What is required:
Only the lines from the start of the data below through the line that contains "minimum width=64.5pt] (blade)" are to be copied, exactly and without pictures.

Data:
-- START --

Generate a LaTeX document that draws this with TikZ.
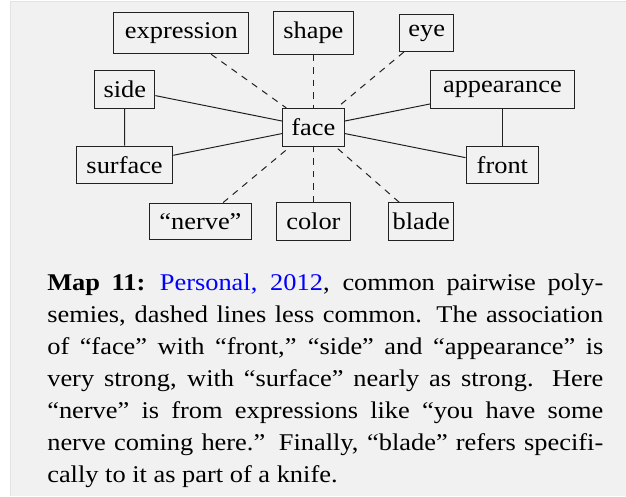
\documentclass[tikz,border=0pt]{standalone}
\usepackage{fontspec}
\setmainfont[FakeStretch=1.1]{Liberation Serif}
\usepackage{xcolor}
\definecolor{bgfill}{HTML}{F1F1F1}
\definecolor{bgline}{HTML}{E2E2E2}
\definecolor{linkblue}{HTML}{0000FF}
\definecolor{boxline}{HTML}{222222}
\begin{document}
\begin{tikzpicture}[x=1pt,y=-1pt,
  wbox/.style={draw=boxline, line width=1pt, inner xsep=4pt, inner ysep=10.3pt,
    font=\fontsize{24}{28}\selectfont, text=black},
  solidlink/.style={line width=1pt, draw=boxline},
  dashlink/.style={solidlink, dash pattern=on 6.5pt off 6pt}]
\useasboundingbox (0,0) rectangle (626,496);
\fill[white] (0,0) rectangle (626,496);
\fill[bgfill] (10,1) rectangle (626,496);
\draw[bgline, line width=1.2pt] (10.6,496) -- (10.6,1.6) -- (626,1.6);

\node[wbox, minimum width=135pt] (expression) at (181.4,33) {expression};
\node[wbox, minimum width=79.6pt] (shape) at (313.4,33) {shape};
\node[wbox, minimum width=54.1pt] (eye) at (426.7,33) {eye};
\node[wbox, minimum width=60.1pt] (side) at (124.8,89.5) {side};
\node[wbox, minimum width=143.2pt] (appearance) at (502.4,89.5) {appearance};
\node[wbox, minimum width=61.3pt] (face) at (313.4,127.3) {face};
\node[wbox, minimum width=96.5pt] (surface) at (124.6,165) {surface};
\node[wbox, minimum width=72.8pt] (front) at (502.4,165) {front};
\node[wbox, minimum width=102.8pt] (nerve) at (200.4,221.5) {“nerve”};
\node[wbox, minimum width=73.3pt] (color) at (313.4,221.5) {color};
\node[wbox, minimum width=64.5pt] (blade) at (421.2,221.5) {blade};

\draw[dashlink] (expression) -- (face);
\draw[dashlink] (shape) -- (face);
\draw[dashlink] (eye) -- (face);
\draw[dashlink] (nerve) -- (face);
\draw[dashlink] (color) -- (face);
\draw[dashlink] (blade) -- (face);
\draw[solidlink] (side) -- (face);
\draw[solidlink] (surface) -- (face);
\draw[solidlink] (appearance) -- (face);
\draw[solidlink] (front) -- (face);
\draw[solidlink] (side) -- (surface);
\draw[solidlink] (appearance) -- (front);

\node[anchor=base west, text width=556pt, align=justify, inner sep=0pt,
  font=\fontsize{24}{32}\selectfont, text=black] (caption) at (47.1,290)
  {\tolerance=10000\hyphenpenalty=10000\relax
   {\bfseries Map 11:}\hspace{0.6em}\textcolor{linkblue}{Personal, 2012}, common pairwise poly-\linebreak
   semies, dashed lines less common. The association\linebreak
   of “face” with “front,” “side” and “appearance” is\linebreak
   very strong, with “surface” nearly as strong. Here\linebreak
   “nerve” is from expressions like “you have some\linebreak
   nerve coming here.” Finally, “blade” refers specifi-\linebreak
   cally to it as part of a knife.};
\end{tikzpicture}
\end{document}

-- END --

Expected output:
Generate a LaTeX document that draws this with TikZ.
\documentclass[tikz,border=0pt]{standalone}
\usepackage{fontspec}
\setmainfont[FakeStretch=1.1]{Liberation Serif}
\usepackage{xcolor}
\definecolor{bgfill}{HTML}{F1F1F1}
\definecolor{bgline}{HTML}{E2E2E2}
\definecolor{linkblue}{HTML}{0000FF}
\definecolor{boxline}{HTML}{222222}
\begin{document}
\begin{tikzpicture}[x=1pt,y=-1pt,
  wbox/.style={draw=boxline, line width=1pt, inner xsep=4pt, inner ysep=10.3pt,
    font=\fontsize{24}{28}\selectfont, text=black},
  solidlink/.style={line width=1pt, draw=boxline},
  dashlink/.style={solidlink, dash pattern=on 6.5pt off 6pt}]
\useasboundingbox (0,0) rectangle (626,496);
\fill[white] (0,0) rectangle (626,496);
\fill[bgfill] (10,1) rectangle (626,496);
\draw[bgline, line width=1.2pt] (10.6,496) -- (10.6,1.6) -- (626,1.6);

\node[wbox, minimum width=135pt] (expression) at (181.4,33) {expression};
\node[wbox, minimum width=79.6pt] (shape) at (313.4,33) {shape};
\node[wbox, minimum width=54.1pt] (eye) at (426.7,33) {eye};
\node[wbox, minimum width=60.1pt] (side) at (124.8,89.5) {side};
\node[wbox, minimum width=143.2pt] (appearance) at (502.4,89.5) {appearance};
\node[wbox, minimum width=61.3pt] (face) at (313.4,127.3) {face};
\node[wbox, minimum width=96.5pt] (surface) at (124.6,165) {surface};
\node[wbox, minimum width=72.8pt] (front) at (502.4,165) {front};
\node[wbox, minimum width=102.8pt] (nerve) at (200.4,221.5) {“nerve”};
\node[wbox, minimum width=73.3pt] (color) at (313.4,221.5) {color};
\node[wbox, minimum width=64.5pt] (blade) at (421.2,221.5) {blade};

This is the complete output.